The Matrix Reloaded rejoins the original cast including Neo (Keanu Reeves), Trinity (Carrie Anne-Moss) and Morpheus (Lawrence Fishburne), on the brink of elimination. An army of machines is heading to destroy Zion and the rebels only have 72 hours to find a way to stop them. Neo is the only hope of the cities inhabitants and with Morpheus’ leadership each person believes Neo is the one to save them. However his own judgement is clouded over a recurring dream of his love, Trinity falling, ultimately to her death. When faced with the choice Neo must choose whether to save Trinity and risk the extinction of the human race, or sacrifice the one he loves for the good of mankind.
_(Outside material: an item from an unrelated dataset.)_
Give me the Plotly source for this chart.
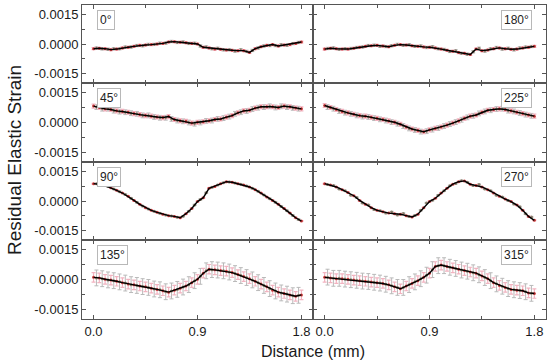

The series needed a decent second outing to maintain its dignity and this film doesn’t completely disappoint. However, the question that has to be asked, is can you have too much of a good thing? The unique fighting sequences of the original were second to none, well choreographed and beautifully edited with wonderful sound and effects. So this instalment would always need to ensure that these scenes were carefully constructed. By cramming in as many as possible, the effect is nowhere near the same. Sure, the scenes ARE good, but in comparison to the first Matrix they are just second rate. They each seem too long and happen too quickly in succession. Whereas Neo had to discover he had the ability to fight and move like an agent, he knows this from the offset and therefore jumps into conflict after conflict with no build up ,no… hesitation. It was his vulnerability that made him an unlikely hero in the original but the cockiness of Neo has overruled other emotions.
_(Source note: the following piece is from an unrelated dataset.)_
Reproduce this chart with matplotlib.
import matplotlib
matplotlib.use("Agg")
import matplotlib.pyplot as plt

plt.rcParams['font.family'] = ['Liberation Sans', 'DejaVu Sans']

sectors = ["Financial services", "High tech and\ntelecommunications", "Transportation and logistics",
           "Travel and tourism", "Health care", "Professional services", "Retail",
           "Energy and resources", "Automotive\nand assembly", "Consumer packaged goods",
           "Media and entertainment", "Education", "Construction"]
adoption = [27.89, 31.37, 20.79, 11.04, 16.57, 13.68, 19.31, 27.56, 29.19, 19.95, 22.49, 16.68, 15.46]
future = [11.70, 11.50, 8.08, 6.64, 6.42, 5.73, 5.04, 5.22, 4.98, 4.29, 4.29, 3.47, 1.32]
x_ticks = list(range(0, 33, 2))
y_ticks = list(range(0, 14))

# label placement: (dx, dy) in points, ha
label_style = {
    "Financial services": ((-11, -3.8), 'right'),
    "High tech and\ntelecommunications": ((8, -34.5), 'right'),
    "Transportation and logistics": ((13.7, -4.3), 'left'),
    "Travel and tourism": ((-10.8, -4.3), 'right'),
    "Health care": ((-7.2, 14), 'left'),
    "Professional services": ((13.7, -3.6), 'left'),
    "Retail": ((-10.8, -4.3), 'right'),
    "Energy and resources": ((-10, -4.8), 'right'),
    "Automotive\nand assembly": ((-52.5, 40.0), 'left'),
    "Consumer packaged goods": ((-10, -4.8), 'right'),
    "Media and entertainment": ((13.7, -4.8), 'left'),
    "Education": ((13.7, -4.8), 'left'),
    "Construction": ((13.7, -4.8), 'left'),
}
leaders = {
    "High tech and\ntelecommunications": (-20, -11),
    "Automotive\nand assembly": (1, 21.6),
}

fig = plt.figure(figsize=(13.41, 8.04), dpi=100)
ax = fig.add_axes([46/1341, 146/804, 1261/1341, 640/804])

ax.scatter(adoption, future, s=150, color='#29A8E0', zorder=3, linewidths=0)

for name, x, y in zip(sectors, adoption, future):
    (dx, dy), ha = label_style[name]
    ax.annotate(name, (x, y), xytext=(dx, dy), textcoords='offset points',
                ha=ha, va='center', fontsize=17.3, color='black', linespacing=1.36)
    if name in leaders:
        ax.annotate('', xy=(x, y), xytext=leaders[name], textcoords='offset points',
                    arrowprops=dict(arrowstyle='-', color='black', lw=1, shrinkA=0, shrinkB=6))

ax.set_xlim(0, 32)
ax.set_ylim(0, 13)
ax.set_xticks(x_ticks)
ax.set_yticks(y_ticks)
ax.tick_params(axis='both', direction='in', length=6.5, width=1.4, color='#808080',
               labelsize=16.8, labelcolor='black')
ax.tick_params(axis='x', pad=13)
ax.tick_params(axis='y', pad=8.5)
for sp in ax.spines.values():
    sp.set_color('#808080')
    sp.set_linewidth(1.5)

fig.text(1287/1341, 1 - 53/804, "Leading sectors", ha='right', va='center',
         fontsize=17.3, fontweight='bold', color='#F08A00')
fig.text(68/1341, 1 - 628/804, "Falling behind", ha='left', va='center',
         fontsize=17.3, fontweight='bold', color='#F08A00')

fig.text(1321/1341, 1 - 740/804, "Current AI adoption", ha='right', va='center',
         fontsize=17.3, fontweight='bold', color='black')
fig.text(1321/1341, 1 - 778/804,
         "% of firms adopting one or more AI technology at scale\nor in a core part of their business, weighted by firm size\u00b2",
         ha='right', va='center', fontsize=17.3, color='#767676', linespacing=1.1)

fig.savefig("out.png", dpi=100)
The other issue is the way in which the film is dragged out, seemingly looking for as many ways as possible to fill its running time. A five minute scene that can really only be compared to a dance orgy in Zion is supposed to show its inhabitants enjoying there last night of possible freedom, however as the scene cuts to Neo and Trinity’s much required but quickly implemented sex scene it becomes more like a five minute blurry rave. The fight scenes as mentioned above are used too frequently- though the inclusion of the ghost twins as the guards of the Keymaker (Reviewing without spoilers is hard, suffice to say you will know who the Keymaker is during the film) is clever, talking about older versions of the Matrix and their ability to mutate the code for their best interest. New ideas do work well, but they seem lost in the overall outcome.
The film isn’t bad enough to constantly criticise though. It isn’t a bad film in anyway, the story is delivered well and like the first it incorporates clever references to choice and freewill which do actually raise questions in the viewer’s heads. It’s well made and edited yet again, albeit overly so. It just lacks a certain charisma that The Matrix had. Agent Smith (Hugo Weaving) returns from the brink of deletion to continue in his quest to destroy Neo. Yet the conflict seems lacklustre when we are aware Neo is the chosen one.
The Matrix Reloaded doesn’t completely miss the target, but it certainly fires a few blanks.